A ranimer seulement ce souvenir, l'odeur de nos rues de petite ville, le dimanche, me revient en bouffées que l'éloignement seul rend agréables. Ces rues étaient bondées de paysans exhalant l'ail et le vin, piétinant le crottin, imprégnés de l'atmosphère de l'étable à bœufs. Ils se tenaient au carrefour, en une masse immobile et impénétrable qui envahissait aussi toute la place de la Mairie, dominée par la statue hautaine d'Alfred de Vigny, dont le noble et pur profil de bronze n'évoquait absolument rien, à personne.

On attaquait cette foule par les bords, en longeant les maisons afin d'y prendre un point d'appui; encore butait-on dans les colliers de cuir de l'étalage du bourrelier, dans les seaux de fer-blanc ou les sacs de graines, gras, bondés, boursouflés, fermés étroitement par une cravate de chanvre qui gaufre la toile en nombril d'andouillette. Je voyais les enfants de mon âge se faufiler dans cette forêt humaine en s'agrippant aux pantalons des paysans et s'orientant avec un instinct de sylvains entre les troncs cagneux de velours côtelé. Mais ma grand'mère disait invariablement, avant de pénétrer dans le fort de l'assemblée: «Gare les puces!» et j'évitais avec soin les contacts rustiques.

On ne retrouvait ses aises que lorsqu'on avait atteint le magasin élégant de madame Virevolière, où ces dames se fournissaient de tout ce qu'elles ne faisaient point venir de Paris; et l'on arrivait sans trop de difficulté jusqu'à l'église, après avoir respiré les émanations de la charcuterie à droite, de la pharmacie à gauche, et le parfum du bois de noyer chez le marchand de sabots. Après cela venaient des maisons bourgeoises: celle de la vieille madame de Grébauval, que l'on saluait à sa fenêtre, du colonel Flamel, de maître Courtois, le confrère de mon père, que l'on évitait de regarder s'il se trouvait par hasard dans sa cour.

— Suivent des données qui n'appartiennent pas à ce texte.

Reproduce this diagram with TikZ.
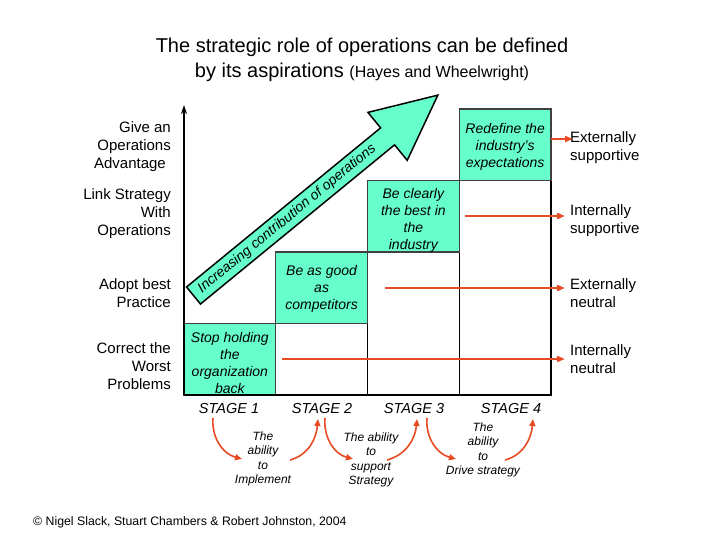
\documentclass[tikz,border=0pt]{standalone}
\usepackage{fontspec}
\setmainfont{Liberation Sans}
\usepackage{tikz}
\usetikzlibrary{arrows.meta, positioning}
\usepackage{xcolor}
\definecolor{mintgreen}{RGB}{102,255,204}
\tikzset{stagefill/.style={fill=mintgreen, draw=black!75, line width=1.2pt},
boxtext/.style={inner sep=0pt, align=center, font=\fontsize{14}{17}\selectfont\itshape},
gridcell/.style={draw=black, line width=1.2pt}}
\definecolor{burntred}{RGB}{230,75,35}
\tikzset{redarrow/.style={draw=burntred, line width=2pt, -{Triangle[length=8pt, width=6pt]}},
redcurve/.style={draw=burntred, line width=1.6pt, -{Triangle[length=7pt, width=6pt]}}}

\begin{document}
\begin{tikzpicture}[
        x=1pt, y=-1pt,
        sidelabel/.style={font=\fontsize{15}{18}\selectfont, inner sep=0pt},
        stagelabel/.style={font=\fontsize{14.5}{17}\selectfont\itshape, inner sep=0pt},
        abilitylabel/.style={font=\fontsize{12}{14.5}\selectfont\itshape, inner sep=0pt, align=center}
    ]
        \useasboundingbox (0,0) rectangle (728,546);
        % Title
        \node[font=\fontsize{20}{25}\selectfont, align=center] (title) at (362,59.5) {The strategic role of operations can be defined\\by its aspirations {\fontsize{16}{25}\selectfont(Hayes and Wheelwright)}};
        % Grid cells
        \foreach \i in {2,3,4} {
            \draw[gridcell] ({184+91.75*(\i-1)}, 395) rectangle ({184+91.75*\i}, {395-71.5*(\i-1)});
        }
        % Boxes
        \foreach \i/\dy/\boxtxt in {
            1/4/{Stop holding\\the\\organization\\back},
            2/1.5/{Be as good\\as\\competitors},
            3/4/{Be clearly\\the best in\\the\\industry},
            4/2/{Redefine the\\industry's\\expectations}} {
            \draw[stagefill] ({184+91.75*(\i-1)}, {395-71.5*(\i-1)}) rectangle ({184+91.75*\i}, {395-71.5*\i});
            \node[boxtext] (box-\i) at ({184+91.75*(\i-0.5)}, {395-71.5*(\i-0.5)+\dy}) {\boxtxt};
        }
        % Axes
        \draw[line width=1.5pt, -{Stealth[length=9pt, width=6pt]}] (184,395) -- (184,105);
        \draw[line width=2pt] (184,395) -- (551,395);
        % Big arrow
        \begin{scope}[shift={(193.5,295.5)}, rotate=39.35]
            \draw[fill=mintgreen, line width=1.5pt, line join=miter] (0,-11) -- (251,-11) -- (251,-31) -- (316,0) -- (251,31) -- (251,11) -- (0,11) -- cycle;
            \node[rotate=39.35, font=\fontsize{14}{16}\selectfont\itshape, inner sep=0pt] (growth) at (121,0) {Increasing contribution of operations};
        \end{scope}
        % Aspiration labels
        \foreach \y/\ltext [count=\n] in {
            147/{Give an\\Operations\\Advantage\hspace*{5pt}},
            214/{Link Strategy\\With\\Operations},
            293/{Adopt best\\Practice},
            366/{Correct the\\Worst\\Problems}} {
            \node[sidelabel, anchor=east, align=right] (aim-\n) at (171,\y) {\ltext};
        }
        % Role labels
        \foreach \y/\rtext [count=\n] in {
            148/{Externally\\supportive},
            221/{Internally\\supportive},
            293/{Externally\\neutral},
            359/{Internally\\neutral}} {
            \node[sidelabel, anchor=west, align=left] (role-\n) at (570,\y) {\rtext};
        }
        % Red arrows
        \foreach \n/\xs/\ys/\gap in {1/551/139/-3, 2/465/216/5, 3/385/288/5, 4/282/359/5} {
            \coordinate (from-\n) at (\xs,\ys);
            \draw[redarrow, shorten >=\gap pt] (from-\n) -- (from-\n -| role-\n.west);
        }
        % Stages
        \foreach \x [count=\n] in {229,322,414,511} {
            \node[stagelabel] (stage-\n) at (\x,409) {STAGE \n};
        }
        % Abilities
        \node[abilitylabel] (ability-1) at (263,459) {The\\ability\\to\\Implement};
        \node[abilitylabel] (ability-2) at (371,460) {The ability\\to\\support\\Strategy};
        \node[abilitylabel] (ability-3) at (483,450) {The\\ability\\to\\Drive strategy};
        \foreach \n/\xa/\xb/\xc/\xd in {1/213/242/290/318, 2/325/353/387/417, 3/427/456/505/533} {
            \coordinate (down-\n) at (\xa,418);
            \coordinate (low-\n) at (\xb,459);
            \coordinate (rise-\n) at (\xc,460);
            \coordinate (up-\n) at (\xd,419);
            \draw[redcurve] (down-\n) to[out=-95, in=165] (low-\n);
            \draw[redcurve] (rise-\n) to[out=15, in=-95] (up-\n);
        }
        % Credit
        \node[font=\fontsize{12.3}{14}\selectfont, anchor=west, inner sep=0pt] (credit) at (33,522) {© Nigel Slack, Stuart Chambers \& Robert Johnston, 2004};
    \end{tikzpicture}
\end{document}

Nous ne fréquentions point M. Courtois, bien entendu, les deux notaires vivant à couteaux tirés; et il était une des rares personnes que l'on ne rencontrât chez les Plancoulaine qu'au 1er janvier. C'est qu'ayant été autrefois leur notaire, il avait été supplanté par mon père dans cette qualité avantageuse. A l'écart des Plancoulaine, M. Courtois ne pouvait voir beaucoup de monde à Beaumont. Sa clientèle était rurale; il possédait des propriétés et jouait au gentilhomme campagnard.

M. Courtois avait deux enfants jumeaux, de mon âge. Quand nous nous croisions dans la ville, les jumeaux et moi, nous ne manquions pas de nous toiser, du chapeau à la chaussure, comme des femmes. Huit fois sur dix, à la suite de cet examen, les jumeaux échangeaient une réflexion qui les faisait rire, et je rougissais. J'eusse été fier vis-à-vis d'eux, cependant, à cause de l'étude de mon père, qui passait pour supérieure à l'étude Courtois; mais j'étais seul: ils étaient deux; de plus, ils montaient à cheval.

Il paraît que M. Courtois était précisément dans sa cour au moment où nous passâmes, ce jour-là. Mon père le dit à sa femme, avec mystère, quatre pas plus loin. Il n'avait pourtant pas tourné la tête, mais il avait vu son ennemi. Je surpris ses paroles, et d'un mouvement involontaire, je me jetai en arrière pour voir la porte par où mon père avait vu M. Courtois sans remuer la tête. J'aperçus alors mon grand-père et ma grand'mère, demeurés derrière nous. Grand'mère se composait, elle aussi, une figure, par solidarité de famille, en passant devant la maison Courtois: elle abaissait les coins de la bouche et, raidissant la taille, portait l'œil à quinze pas. Mais mon grand-père était bien avec tout le monde; il ne se gêna point pour regarder dans la cour, et il allongea un grand coup de chapeau à M. Courtois. Mon père disait en ce moment à sa femme:

—Je l'ai vu, comme je te vois, dans sa cour: il mettait ses gants.

—Non?…

—Il mettait ses gants!… J'ai été prévenu par lettre anonyme: nous allons nous rencontrer là-bas nez à nez.

—Ah! c'est donc cela!… Tu ne pouvais pas parler plus tôt?…

—Je ne croyais pas; j'attendais des preuves… Il met ses gants, je l'ai vu; nous l'avons sur les talons. S'il va chez les Plancoulaine aujourd'hui, c'est qu'il y est convoqué; s'il y est convoqué, c'est qu'on me nargue. Ma petite, il n'y a pas à se le dissimuler, nous faisons aujourd'hui notre dernière visite aux Plancoulaine.

—Oh! tu te laisses monter la tête: tu crois ce que t'a dit ta belle-mère!…

—Toute la ville le sait déjà!… Tu ne lis donc pas sur les figures?